== TASK OBJECTIVE ==
Reproduce the listing below exactly, beginning with its first line and ending with the line that holds "yticks = [0, 0.01, 0.02, 0.03, 0.04, 0.05, 0.06, 0.07]"; pictures are not part of the copy.

== INFORMATION SUPPLIED ==
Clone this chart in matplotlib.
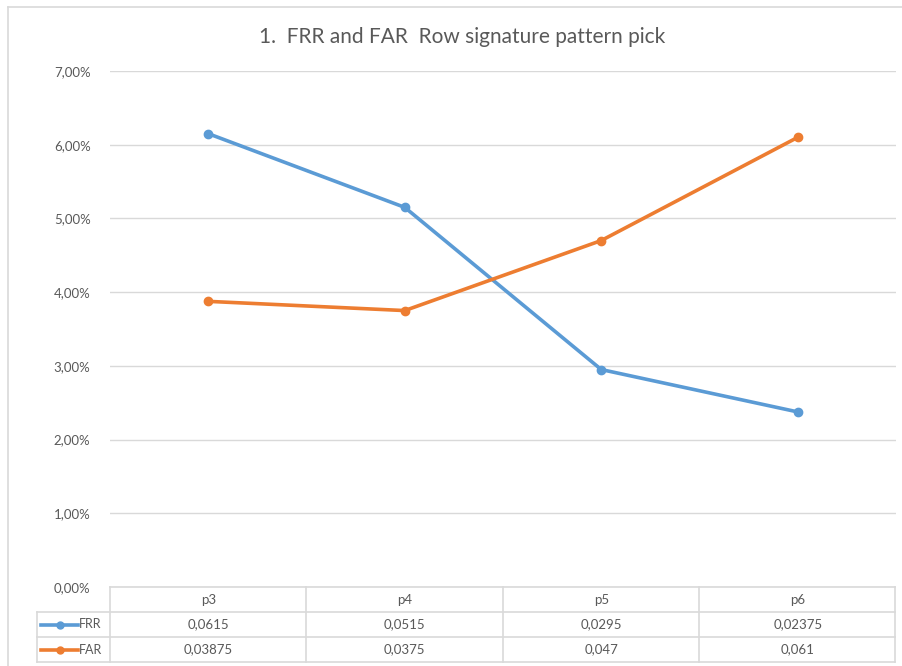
import matplotlib
matplotlib.use("Agg")
import matplotlib.pyplot as plt
from matplotlib.lines import Line2D
from matplotlib.transforms import blended_transform_factory
from matplotlib.ticker import FuncFormatter

categories = ["p3", "p4", "p5", "p6"]
frr = [0.0615, 0.0515, 0.0295, 0.02375]
far = [0.03875, 0.0375, 0.047, 0.061]
frr_labels = ["0,0615", "0,0515", "0,0295", "0,02375"]
far_labels = ["0,03875", "0,0375", "0,047", "0,061"]
yticks = [0, 0.01, 0.02, 0.03, 0.04, 0.05, 0.06, 0.07]

plt.rcParams['font.family'] = ['Lato', 'DejaVu Sans']
W, H = 902, 666
fig = plt.figure(figsize=(W/100, H/100), dpi=100)
txt = '#595959'
grid = '#D9D9D9'
blue = '#5B9BD5'
orange = '#ED7D31'

def fx(px): return px / W
def fy(py): return 1 - py / H

left, right, top, bottom = 110, 896, 71, 587
ax = fig.add_axes([fx(left), fy(bottom), fx(right) - fx(left), fy(top) - fy(bottom)])
x = list(range(len(categories)))
ax.plot(x, frr, color=blue, lw=2.6, marker='o', ms=6, label='FRR', solid_capstyle='round')
ax.plot(x, far, color=orange, lw=2.6, marker='o', ms=6, label='FAR', solid_capstyle='round')
ax.set_xlim(-0.5, len(categories) - 0.5)
ax.set_ylim(0, 0.07)
ax.set_yticks(yticks)
ax.yaxis.set_major_formatter(FuncFormatter(lambda v, p: f"{v*100:.2f}%".replace('.', ',')))
ax.tick_params(axis='y', length=0, labelsize=9.5, labelcolor=txt, pad=14)
ax.set_xticks([])
ax.grid(axis='y', color=grid, lw=1)
ax.set_axisbelow(True)
for s in ax.spines.values():
    s.set_visible(False)

fig.text(fx(462), fy(37), "1.  FRR and FAR  Row signature pattern pick", ha='center', va='center',
         fontsize=15, color=txt)

# outer chart border (top and left visible)
fig.add_artist(Line2D([fx(8), 1], [fy(7)] * 2, color=grid, lw=1.2))
fig.add_artist(Line2D([fx(8)] * 2, [0, fy(7)], color=grid, lw=1.2))

# data table
tr = blended_transform_factory(ax.transData, fig.transFigure)
rows_y = [587, 612, 637, 662]
tl, tr_px = 110, 895
fig.add_artist(Line2D([fx(tl), fx(tr_px)], [fy(587)] * 2, color=grid, lw=1.2))
for yy in rows_y[1:]:
    fig.add_artist(Line2D([fx(37), fx(tr_px)], [fy(yy)] * 2, color=grid, lw=1.2))
for i in range(len(categories) + 1):
    xp = tl + (tr_px - tl) * i / len(categories)
    fig.add_artist(Line2D([fx(xp)] * 2, [fy(587), fy(662)], color=grid, lw=1.2))
fig.add_artist(Line2D([fx(37)] * 2, [fy(612), fy(662)], color=grid, lw=1.2))

for i, c in enumerate(categories):
    fig.text(i, fy(599.5), c, transform=tr, ha='center', va='center', fontsize=9.5, color=txt)
    fig.text(i, fy(624.5), frr_labels[i], transform=tr, ha='center', va='center', fontsize=9.5, color=txt)
    fig.text(i, fy(649.5), far_labels[i], transform=tr, ha='center', va='center', fontsize=9.5, color=txt)

for name, col, yy in [("FRR", blue, 624.5), ("FAR", orange, 649.5)]:
    fig.add_artist(Line2D([fx(41), fx(78)], [fy(yy)] * 2, color=col, lw=2.6))
    fig.add_artist(Line2D([fx(59.5)], [fy(yy)], color=col, marker='o', ms=5))
    fig.text(fx(79), fy(yy), name, ha='left', va='center', fontsize=9, color=txt)

fig.savefig("out.png", dpi=100)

== FULL SOLUTION ==
Clone this chart in matplotlib.
import matplotlib
matplotlib.use("Agg")
import matplotlib.pyplot as plt
from matplotlib.lines import Line2D
from matplotlib.transforms import blended_transform_factory
from matplotlib.ticker import FuncFormatter

categories = ["p3", "p4", "p5", "p6"]
frr = [0.0615, 0.0515, 0.0295, 0.02375]
far = [0.03875, 0.0375, 0.047, 0.061]
frr_labels = ["0,0615", "0,0515", "0,0295", "0,02375"]
far_labels = ["0,03875", "0,0375", "0,047", "0,061"]
yticks = [0, 0.01, 0.02, 0.03, 0.04, 0.05, 0.06, 0.07]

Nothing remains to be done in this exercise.